4. The FPC’s rate structure has not here been shown to deny producers revenues consonant with just and reasonable rates. Pp. 813-822.

(a) The FPC need not provide formal findings in absolute dollar amounts as to revenue and revenue requirements; it is enough if it proffers findings and conclusions sufficiently detailed to permit reasoned evaluation of the purposes and implications of its order. P. 814.

(b) The FPC permissibly discounted the producers’ reliance upon the relationship between gas reserves and production to establish the inadequacy of the rate structure. Pp. 816-818.

(c) The contention that, since the area maximum rates were derived from average costs, they cannot, without further adjustment, provide aggregate revenue equal to the producers’ aggregate requirements has not been sustained. Pp. 818-821.

(d) The FPC’s authority to abrogate existing contract prices depends upon its conclusion that they "adversely affect the public interest," and it properly applied that authority in setting a minimum area price of 9¢ per Mcf and in declining to apply it to prices less than the two area maximum rates. Pp. 820-821.

5. Since it has been almost eight years since these proceedings were commenced, and the remaining issues, which were not decided by the Court of Appeals, were briefed and argued at length in this Court, no useful purpose would be served by further proceedings in the Court of Appeals. Pp. 823-824.

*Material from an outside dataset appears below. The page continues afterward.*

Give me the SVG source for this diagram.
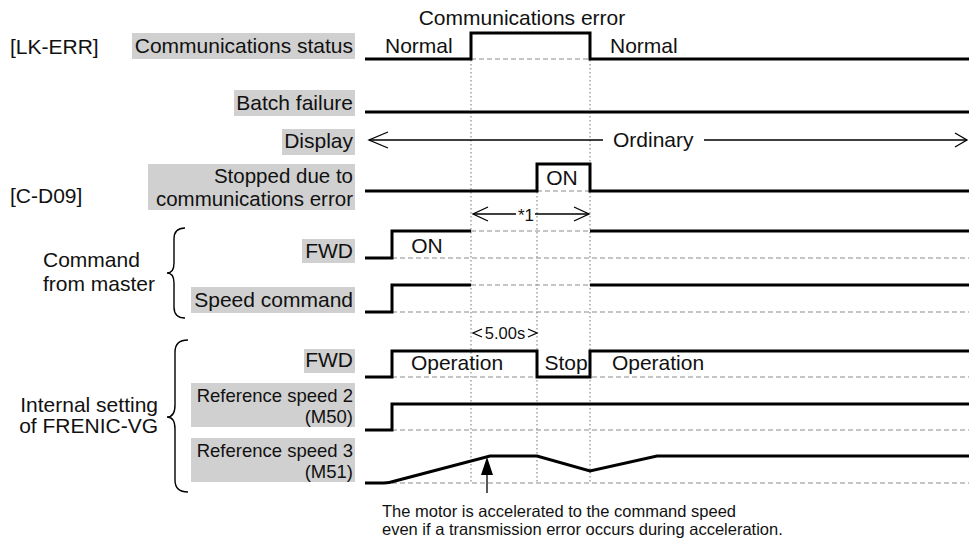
<svg xmlns="http://www.w3.org/2000/svg" width="969" height="544" viewBox="0 0 969 544">
<style>
text{font-family:"Liberation Sans",Arial,sans-serif;font-size:21px;fill:#111}
.r{text-anchor:end}
.m{text-anchor:middle}
.sm{font-size:18.5px}
.md{font-size:20.5px}
.box{fill:#d0d0d0}
.sig{fill:none;stroke:#000;stroke-width:3;stroke-linejoin:miter}
.dash{fill:none;stroke:#8c8c8c;stroke-width:1.2;stroke-dasharray:5 3}
.dot{fill:none;stroke:#8c8c8c;stroke-width:1.2;stroke-dasharray:1.5 2.5}
.thin{fill:none;stroke:#000;stroke-width:1.3}
.brace{fill:none;stroke:#000;stroke-width:1.4}
</style>
<rect width="969" height="544" fill="#fff"/>

<g id="connectors">
  <path class="dot" d="M471,60 V484 M590,60 V484 M537,192 V484"/>
  <!-- display arrow -->
  <path class="thin" d="M369,140 H603 M704,140 H967"/>
  <polyline class="thin" points="388,132 369,140 388,148"/>
  <polyline class="thin" points="955,133 967,140 955,147"/>
  <!-- *1 arrow -->
  <path class="thin" d="M473,214 H516 M535,214 H589"/>
  <polyline class="thin" points="488,207 473,214 488,221"/>
  <polyline class="thin" points="574,207 589,214 574,221"/>
  <!-- 5.00s arrows -->
  <polyline class="thin" points="482,329 473,333 482,337"/>
  <polyline class="thin" points="528,329 537,333 528,337"/>
  <!-- up arrow -->
  <path class="thin" d="M487,474 V493"/>
  <polygon points="487,457 481,475 493,475" fill="#000"/>
</g>

<g id="header">
  <text x="522" y="25" class="m">Communications error</text>
</g>

<g id="lk-err">
  <text x="10" y="54">[LK-ERR]</text>
</g>
<g id="c-d09">
  <text x="10" y="203">[C-D09]</text>
</g>

<g id="comm-status">
  <rect class="box" x="132" y="33" width="223" height="26"/>
  <text x="353" y="53" class="r">Communications status</text>
  <path class="dash" d="M471,59 H590"/>
  <path class="sig" d="M365,59 H471 V33 H590 V59 H969"/>
  <text x="385" y="53">Normal</text>
  <text x="610" y="53">Normal</text>
</g>

<g id="batch-failure">
  <rect class="box" x="234" y="90" width="121" height="26"/>
  <text x="353" y="110" class="r">Batch failure</text>
  <path class="sig" d="M365,112 H969"/>
</g>

<g id="display">
  <rect class="box" x="282" y="129" width="73" height="26"/>
  <text x="353" y="148" class="r">Display</text>
  <text x="613" y="147">Ordinary</text>
</g>

<g id="stopped">
  <rect class="box" x="148" y="164" width="207" height="46"/>
  <text class="r md"><tspan x="353" y="183">Stopped due to</tspan><tspan x="353" y="206">communications error</tspan></text>
  <path class="dash" d="M537,191 H590"/>
  <path class="sig" d="M365,191 H537 V164 H590 V191 H969"/>
  <text x="562" y="185" class="m">ON</text>
  <text x="526" y="221" class="m" style="font-size:17px">*1</text>
</g>

<g id="command-from-master">
  <text><tspan x="43" y="267">Command</tspan><tspan x="43" y="291">from master</tspan></text>
  <path class="brace" d="M185,228 Q174,228 174,239 V263 Q174,273 167,273 Q174,273 174,283 V307 Q174,318 185,318"/>
</g>

<g id="fwd-cmd">
  <rect class="box" x="302" y="239" width="53" height="24"/>
  <text x="353" y="258" class="r">FWD</text>
  <path class="dash" d="M392,258 H969 M471,231 H590"/>
  <path class="sig" d="M365,258 H392 V231 H471 M590,231 H969"/>
  <text x="427" y="253" class="m">ON</text>
</g>

<g id="speed-cmd">
  <rect class="box" x="191" y="287" width="164" height="26"/>
  <text x="353" y="307" class="r">Speed command</text>
  <path class="dash" d="M392,312 H969 M471,285 H590"/>
  <path class="sig" d="M365,312 H392 V285 H471 M590,285 H969"/>
</g>

<g id="internal-setting">
  <text class="r"><tspan x="158" y="412">Internal setting</tspan><tspan x="158" y="433">of FRENIC-VG</tspan></text>
  <path class="brace" d="M188,340 Q175,340 175,352 V405 Q175,417 167,417 Q175,417 175,429 V480 Q175,492 188,492"/>
  <text x="505" y="339" class="m" style="font-size:16.5px">5.00s</text>
</g>

<g id="fwd-int">
  <rect class="box" x="304" y="349" width="51" height="24"/>
  <text x="353" y="367" class="r">FWD</text>
  <path class="dash" d="M392,377 H969"/>
  <path class="sig" d="M365,377 H392 V351 H537 V377 H590 V351 H969"/>
  <text x="457" y="370" class="m">Operation</text>
  <text x="566" y="370" class="m">Stop</text>
  <text x="658" y="370" class="m">Operation</text>
</g>

<g id="ref-speed-2">
  <rect class="box" x="191" y="383" width="164" height="44"/>
  <text class="r sm"><tspan x="353" y="402">Reference speed 2</tspan><tspan x="353" y="423">(M50)</tspan></text>
  <path class="dash" d="M392,430 H969"/>
  <path class="sig" d="M365,430 H392 V404 H969"/>
</g>

<g id="ref-speed-3">
  <rect class="box" x="191" y="438" width="164" height="44"/>
  <text class="r sm"><tspan x="353" y="457">Reference speed 3</tspan><tspan x="353" y="478">(M51)</tspan></text>
  <path class="dash" d="M392,483 H969"/>
  <path class="sig" d="M365,483 H384 Q389,483 395,481 L490,456 H537 L590,471 L657,456 H969"/>
</g>

<g id="note">
  <text style="font-size:16.5px"><tspan x="382" y="517">The motor is accelerated to the command speed</tspan><tspan x="382" y="535">even if a transmission error occurs during acceleration.</tspan></text>
</g>
</svg>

6. The FPC’s orders requiring refunds of (1) amounts charged in excess of the applicable area rates for periods following the effective date of its order and (2) amounts collected in excess of area rates during previous periods in which producers’ prices were subject to refund under § 4(e), were within its authority. It reasonably concluded that the adoption of a system of refunds conditioned on findings as to aggregate area revenues would prove inequitable to consumers and difficult to administer effectively. Pp. 825-828.

375 F.2d 6 and 35, affirmed in part, reversed in part, and remanded.